I mean, everything eventually has lime buildup ("soft water" isn't free of lime/calcium, it just has 1/2 the calcium of hard water). Knowing how to clean that stuff off is important.


I had no idea how bad hard water could get until I moved to London.

I get limescale on everything. I descale my kettle every week or two (almost daily if not using a Brita filter), shower head monthly. I pour citric acid down the toilet weekly. My taps actually form little calcium stalactites over a few months. Thermostatic shower cartridges are an annual replacement item because the limescale gets them too.

I keep demineralised water around for sensitive equipment like humidifiers.

On the bright side, I love how hard water tastes.


I use the Brita Maxtra+, and have confirmed with test strips and en electric meter that it reduces my 400ppm to 150ppm or so. Not zero, but significantly increases the interval between rescaling and results in a more pleasant cup of tea. Not sure about the others, but the Maxtra+ is advertised specifically to soften water.
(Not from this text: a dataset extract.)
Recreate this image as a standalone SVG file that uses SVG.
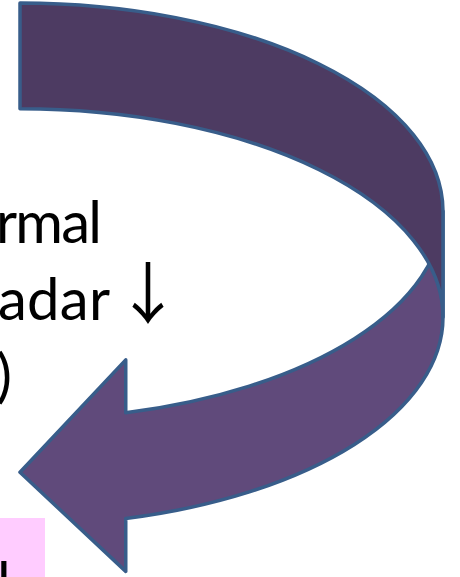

However the filters do not last as long as they claim. I have to replace the filter maybe 2/3 through it’s rated life or I start to get limescale and tea scum.

I don’t drink the Brita water though. I much prefer the taste of hard water.


I get that it's fun to try to "big time" me with physical explanations for simple phenomenons that anyone who actually owns a kettle can explain, but it's very simple: the filter isn't there to provide any kind of softening. It's there to keep chunks of limescale from falling out of the kettle when you pour the water.

Yep, that's the big mystery you couldn't solve in 30 sentences. It's a strainer.